Saturday, 25 July 2015

SkyPower inks $2.2 billion deal for massive solar power plant in Kenya

Kenya’s Energy Ministry and SkyPower Global Ltd. will sign a $2.2 billion agreement on Sunday that paves the way for the Canadian company to develop a 1-gigawatt solar project in East Africa’s biggest economy. The solar project will be developed over five years, SkyPower said Friday in a statement. Kenya currently gets about two-thirds of its electricity from renewable sources, chiefly hydropower stations and geothermal wells. It has no solar developments of that scale.

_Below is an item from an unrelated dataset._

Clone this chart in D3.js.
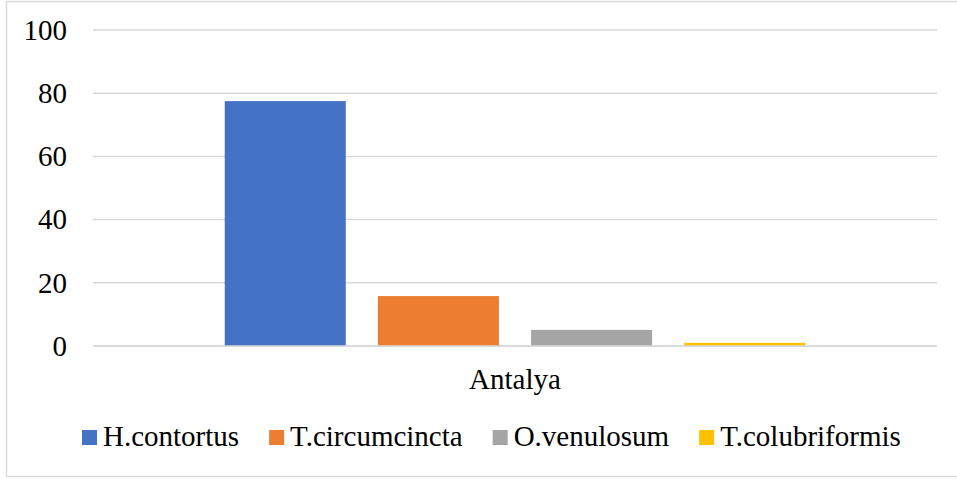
<!DOCTYPE html>
<html>
<head>
<meta charset="utf-8">
<script src="https://cdn.jsdelivr.net/npm/d3@7"></script>
</head>
<body style="margin:0">
<svg id="chart" width="957" height="479"></svg>
<script>
// Prevalence of nematode species, Antalya
const categories = ["Antalya"];
const seriesNames = ["H.contortus", "T.circumcincta", "O.venulosum", "T.colubriformis"];
const seriesColors = ["#4472c4", "#ed7d31", "#a5a5a5", "#ffc000"];
const seriesValues = [77.5, 15.8, 5.1, 1.0];
const yTicks = [0, 20, 40, 60, 80, 100];

const svg = d3.select("#chart");
const W = 957, H = 479;
const FONT = "'Liberation Serif', monospace";
const FONT_SIZE = 29;

// approximate advance widths for legend spacing (Times-metric font, em units)
const ctx = document.createElement("canvas").getContext("2d");
ctx.font = `${FONT_SIZE}px ${FONT}`;
const textWidth = s => ctx.measureText(s).width;

// chart frame
svg.append("rect")
  .attr("x", 6.5).attr("y", 1.5)
  .attr("width", W + 10).attr("height", 475)
  .attr("fill", "#fff").attr("stroke", "#d9d9d9").attr("stroke-width", 1.5);

const plot = { left: 93, right: 937, top: 30, bottom: 346 };

const y = d3.scaleLinear().domain([0, 100]).range([plot.bottom, plot.top]);
const x0 = d3.scaleBand().domain(categories).range([plot.left, plot.right]);
const x1 = d3.scaleBand().domain(seriesNames)
  .range([0, x0.bandwidth()])
  .paddingInner(0.21).paddingOuter(0.86);

// gridlines
svg.selectAll("line.grid")
  .data(yTicks)
  .join("line")
  .attr("class", "grid")
  .attr("x1", plot.left).attr("x2", plot.right)
  .attr("y1", d => y(d)).attr("y2", d => y(d))
  .attr("stroke", "#d9d9d9").attr("stroke-width", 1.5);

// y tick labels
svg.selectAll("text.ytick")
  .data(yTicks)
  .join("text")
  .attr("class", "ytick")
  .attr("x", plot.left - 26)
  .attr("y", d => y(d))
  .attr("dy", "0.34em")
  .attr("text-anchor", "end")
  .attr("font-size", FONT_SIZE)
  .style("font-family", FONT)
  .text(d => d3.format("d")(d));

// bars
const bars = seriesNames.map((s, i) => ({ cat: categories[0], name: s, value: seriesValues[i], color: seriesColors[i] }));
svg.selectAll("rect.bar")
  .data(bars)
  .join("rect")
  .attr("class", "bar")
  .attr("x", d => x0(d.cat) + x1(d.name))
  .attr("width", x1.bandwidth())
  .attr("y", d => y(d.value))
  .attr("height", d => y(0) - y(d.value))
  .attr("fill", d => d.color);

// baseline drawn over bar bottoms
svg.append("line")
  .attr("x1", plot.left).attr("x2", plot.right)
  .attr("y1", y(0)).attr("y2", y(0))
  .attr("stroke", "#d9d9d9").attr("stroke-width", 1.5);

// category label
svg.selectAll("text.xtick")
  .data(categories)
  .join("text")
  .attr("class", "xtick")
  .attr("x", d => x0(d) + x0.bandwidth() / 2)
  .attr("y", plot.bottom + 43)
  .attr("text-anchor", "middle")
  .attr("font-size", FONT_SIZE)
  .style("font-family", FONT)
  .text(d => d);

// legend
let lx = 82;
const legendItems = seriesNames.map((name, i) => {
  const item = { name, color: seriesColors[i], x: lx };
  lx += 21 + textWidth(name) + 30;
  return item;
});
svg.selectAll("rect.key")
  .data(legendItems)
  .join("rect")
  .attr("class", "key")
  .attr("x", d => d.x).attr("y", 430)
  .attr("width", 15).attr("height", 15)
  .attr("fill", d => d.color);
svg.selectAll("text.key")
  .data(legendItems)
  .join("text")
  .attr("class", "key")
  .attr("x", d => d.x + 21).attr("y", 446)
  .attr("font-size", FONT_SIZE)
  .style("font-family", FONT)
  .text(d => d.name);
</script>
</body>
</html>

Kenya in 2013 set out plans for an additional 5,500 megawatts of power, mostly from coal, geothermal sources and liquefied natural gas, to help boost the country’s economic growth to about 10 percent annually from a projected 5.5 percent to 6 percent. Geothermal accounts for about 25 percent of its 2-gigawatt supply and hydro another 38 percent, according to Bloomberg New Energy Finance. Oil feeds about a third of national generation capacity, the London-based researcher estimates. Kenya also has a small biomass and wind farms.
According to SkyPower’s website, the Toronto-based company “is the largest and one of the most successful developers and owners of utility-scale solar photovoltaic energy projects in the world.” SkyPower “has built, assembled and acquired a pipeline of over 25 gigawatts” worldwide — 6 gigawatts of which was recently announced in bilateral agreements to be built over the next five years in Egypt and Nigeria, it said.